While retail sales by e-commerce in Europe are still low, the prospects for growth are encouraging and successful stories of online market places, business-to-business, B2B, platforms, and online finance have emerged. The report also notes that the Internet has become a powerful tool for consumers to obtain information and compare offers in an efficient and user-friendly way, even if they do not proceed to make on-line sales. The Commission has not identified any major problems with the way in which member states have transposed the directive and it has received only a handful of notifications from member states of circumstances where they believe that permissible derogations from the terms of the directive may be warranted.

The report does point to some evidence of a lack of awareness amongst service providers of the information requirements in the directive, but also notes that such providers have responded positively and promptly when shortcomings in this regard were brought to their attention.

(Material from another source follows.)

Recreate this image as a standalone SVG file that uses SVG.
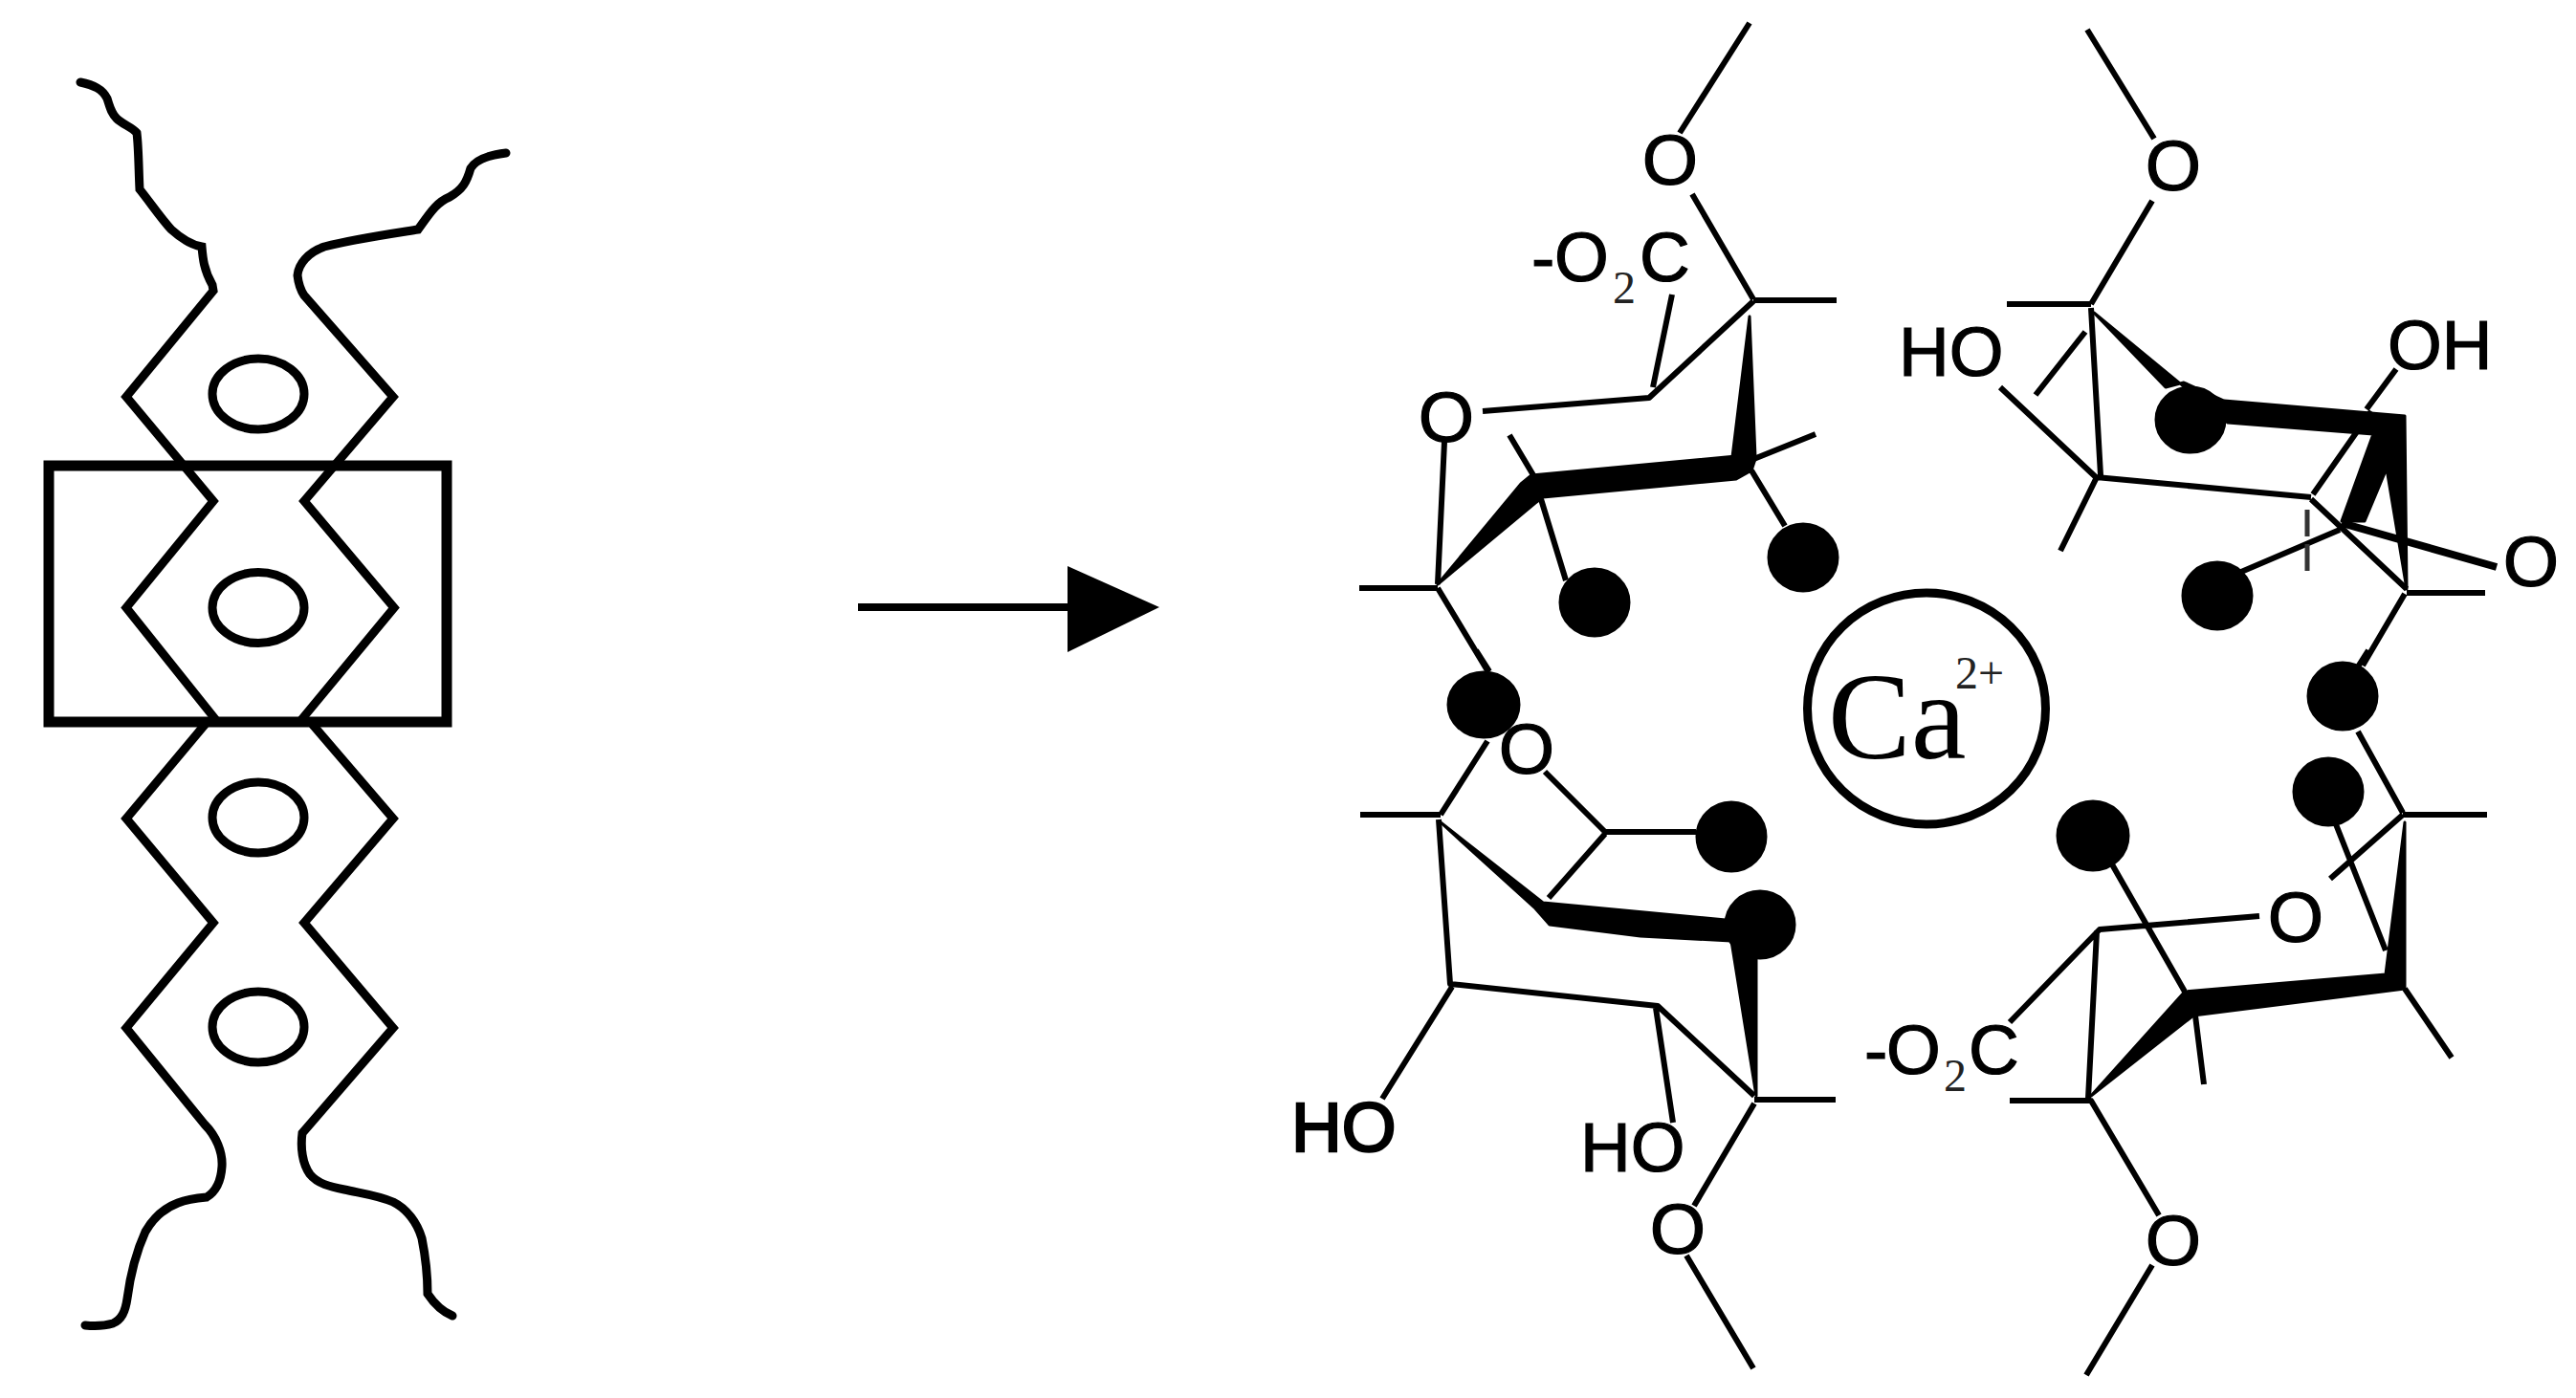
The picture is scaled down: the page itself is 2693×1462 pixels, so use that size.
<svg xmlns="http://www.w3.org/2000/svg" width="2693" height="1462" viewBox="0 0 2693 1462">
<style>
.b{fill:none;stroke:#000;stroke-width:6;stroke-linecap:butt;stroke-linejoin:round}
.t{fill:none;stroke:#000;stroke-width:9;stroke-linecap:round;stroke-linejoin:miter}
.e{fill:none;stroke:#000;stroke-width:9}
.k{fill:#000;stroke:#000;stroke-width:3;stroke-linejoin:round}
text{fill:#000;stroke:#000;stroke-width:1.200;font-family:"Liberation Sans",Arial,sans-serif;font-size:73px}
.o{font-size:75px;text-anchor:middle}
.s{font-family:"Liberation Serif","Times New Roman",serif;font-size:48px;fill:#222;stroke:none}
</style>
<rect width="2693" height="1462" fill="#fff"/>
<g id="polymer-chain">
<rect x="51" y="487" width="416" height="268" fill="none" stroke="#000" stroke-width="11"/>
<path class="t" d="M84 86C98 89 107 93 112 103C115 112 116 118 122 124C128 130 138 133 143 139C145 155 145 180 146 198C158 213 168 228 179 240C190 250 200 256 211 258C212 270 213 282 222 298L223 304L132 415L223 524L132 635.500L225 752"/>
<path class="t" d="M529 160C512 162 498 166 492 176C488 190 484 198 470 206C456 212 450 222 437 240C405 245 370 250 339 258C322 264 312 276 311 288C312 297 314 303 318 309L411 415L318 524L412 635.500L314 754"/>
<path class="t" d="M214 758L132 856L223 965L132 1075L214 1176C226 1188 233 1205 232 1220C231 1236 226 1246 216 1252C205 1253 196 1254 186 1258C170 1264 160 1274 152 1288C142 1310 136 1335 133 1358C131 1372 127 1380 118 1384C108 1387 99 1387 89 1386"/>
<path class="t" d="M327 758L411 856L318 965L411 1075L316 1185C314 1200 316 1217 324 1228C332 1238 345 1241 360 1244C378 1248 395 1250 411 1257C425 1264 436 1278 441 1295C445 1315 447 1335 447 1353C455 1365 463 1372 473 1376"/>
<ellipse class="e" cx="270" cy="412" rx="48" ry="37"/>
<ellipse class="e" cx="270" cy="635.500" rx="48" ry="37"/>
<ellipse class="e" cx="270" cy="855" rx="48" ry="37"/>
<ellipse class="e" cx="270" cy="1074" rx="48" ry="37"/>
</g>
<g id="reaction-arrow">
<path d="M897 635H1120" fill="none" stroke="#000" stroke-width="8"/>
<polygon points="1116,592 1212,635 1116,682" fill="#000"/>
</g>
<g id="ring-top-left">
<path class="b" d="M1829 24L1756 139M1769 203L1833 313M1833 314H1920M1833 315L1724 416L1550 430M1748 308L1728 405M1510 462L1503 611M1421 615H1503M1503 615L1556 703M1578 455L1603 497M1611 522L1637 607M1831 492L1866 550M1831 481L1898 454"/>
<polygon class="k" points="1829,331 1811,478 1835,478"/>
<polygon class="k" points="1601,497 1815,477 1835,480 1831,492 1815,501 1613,520 1605,526 1503,611 1590,506"/>
<ellipse class="k" cx="1667" cy="630" rx="36" ry="35"/>
<ellipse class="k" cx="1885" cy="583" rx="36" ry="35"/>
<text class="o" x="1746" y="193">O</text>
<text class="o" x="1512" y="462">O</text>
<text y="294"><tspan x="1601">-</tspan><tspan x="1625">O</tspan><tspan class="s" x="1686" y="317">2</tspan><tspan x="1714" y="294">C</tspan></text>
</g>
<g id="ring-top-right">
<path class="b" d="M2182 31L2252 145M2250 210L2186 318M2098 318H2186M2186 322L2196 497M2180 347L2128 413M2091 405L2191 499L2416 520M2191 501L2154 576M2418 517L2479 430M2505 386L2474 428M2416 522L2516 616M2516 620H2598M2514 621L2470 696M2446 554L2343 598"/>
<path d="M2448 547L2610 593" fill="none" stroke="#000" stroke-width="8"/>
<path d="M2412 533V605" fill="none" stroke="#333" stroke-width="5" stroke-dasharray="28 8"/>
<polygon class="k" points="2189,327 2264,405 2283,400 2325,419 2514,435 2516,616 2495,490 2472,545 2448,545 2481,454 2329,442"/>
<ellipse class="k" cx="2290" cy="439" rx="36" ry="34"/>
<ellipse class="k" cx="2318" cy="623" rx="36" ry="35"/>
<text class="o" x="2272" y="199">O</text>
<text class="o" x="2646" y="613">O</text>
<text x="1985" y="393">HO</text>
<text x="2496" y="386">OH</text>
</g>
<g id="ring-bottom-right">
<path class="b" d="M2465 765L2512 850M2476 680L2462 702M2512 852H2600M2442 862L2494 994M2512 852L2436 919M2362 958L2195 972L2101 1069M2192 974L2183 1149M2295 1062L2304 1134M2208 904L2284 1037M2101 1151H2186L2257 1271M2250 1323L2181 1438M2514 1034L2563 1106"/>
<polygon class="k" points="2514,860 2514,1034 2293,1062 2186,1146 2284,1037 2494,1019"/>
<ellipse class="k" cx="2449" cy="728" rx="36" ry="35"/>
<ellipse class="k" cx="2434" cy="828" rx="36" ry="35"/>
<ellipse class="k" cx="2188" cy="874" rx="37" ry="36"/>
<text class="o" x="2400" y="985">O</text>
<text class="o" x="2272" y="1323">O</text>
<text y="1123"><tspan x="1949">-</tspan><tspan x="1972">O</tspan><tspan class="s" x="2032" y="1141">2</tspan><tspan x="2058" y="1123">C</tspan></text>
</g>
<g id="ring-bottom-left">
<path class="b" d="M1543 680L1557 702M1555 775L1506 852M1422 852H1506M1615 807L1678 870H1773M1678 872L1619 939M1504 857L1516 1029L1733 1052L1834 1146M1731 1054L1749 1174M1518 1032L1445 1149M1834 1150H1919M1834 1154L1771 1261M1763 1313L1833 1431"/>
<polygon class="k" points="1506,860 1613,944 1804,962 1812,989 1836,999 1836,1146 1810,984 1715,979 1620,967 1605,950"/>
<ellipse class="k" cx="1551" cy="737" rx="37" ry="34"/>
<ellipse class="k" cx="1810" cy="875" rx="36" ry="36"/>
<ellipse class="k" cx="1840" cy="967" rx="36" ry="35"/>
<ellipse cx="1596" cy="782" rx="24" ry="26" fill="#fff"/>
<text class="o" x="1596" y="809">O</text>
<text class="o" x="1754" y="1311">O</text>
<text x="1350" y="1204" stroke-width="2" style="stroke-width:2.500">HO</text>
<text x="1652" y="1225">HO</text>
</g>
<g id="calcium-ion">
<ellipse cx="2014" cy="741" rx="124.500" ry="121" fill="none" stroke="#000" stroke-width="9"/>
<text x="1911" y="793" style="font-family:'Liberation Serif',serif;font-size:130px;stroke:none">Ca<tspan class="s" x="2044" y="720">2+</tspan></text>
</g>
</svg>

This finding is also reflective of the experience to date of the Office of the Director of Consumer Affairs in enforcing the regulations in Ireland. The ODCA website www.odca.ie also provides advice on on-line shopping for consumers. The European Consumer Centre, which is jointly funded by the European Commission and ODCA, also conducted a cross-border e-commerce project entitled, Realities of the European online marketplace, in the second half of 2002 to assess the impact of the adoption of the e-commerce and distance selling directives on Internet shopping in Europe. This report can be viewed on the ECC website www.eccdublin.ie.

The Commission will continue to closely monitor the application of the directive in member states, including follow-up/analysis of relevant case law, administrative decisions and complaints from citizens and business. A second report on the application of the directive is due to be undertaken in 2005.